EUROPE - A risk assessment published yesterday by Segro acknowledges that more than one-third of its portfolio is at risk from the euro-zone crisis as the UK logistics and office firm continues to offload non-prime assets.
Segro, which is 7.5% owned by Dutch pension fund manager APG, identified the economic environment as the primary - and increasing - risk to its portfolio.
Around a third of the firm's portfolio is located in mainland Europe, where it acknowledges the economic environment remains difficult to forecast.
In an RNS issued earlier this week as a follow-up to its annual report, it said: "If macroeconomic conditions were to worsen, then this could result in reduced demand for business space, increased customer insolvency and falling asset values."
However, it pointed out that its mainland European portfolio was located predominantly in European economies, including 9% in Germany, 8% in France and 6% in Poland.
It has around a 2% exposure to Italian real estate assets.
The firm last month announced a medium-term disposal programme for "non-income-producing or non-core assets", and a plan to recycle capital into multi-occupier estates, logistics and higher-value properties including data centres, suburban offices and R&D facilities.
Segro last month posted an 8.8% increase in EPRA profit before tax to £138.5m (€165.5m), partly as a result of disposals worth £110.9m over the course of the year and the February disposal of five secondary UK industrial assets for £80.2m.

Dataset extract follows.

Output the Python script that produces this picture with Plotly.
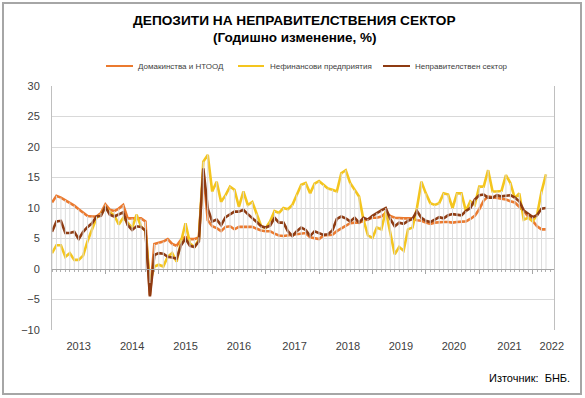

In addition, new rental income totalled £38.4m in 2011, £9m of it from new assets, despite a decline in the overall value of the portfolio during the same period.
Four of the risks in the 10-point assessment published yesterday have increased over the past year.
They include, in addition to macroeconomic and portfolio performance risk, risks associated with implementing strategic change (3) and solvency risk (6).
The other six - capital structure (4), borrowing (5), FX risk (7), operational risk (8), market cycle risk (9) and risks associated with investment plans (10) - all remained stable, but none decreased during the same period.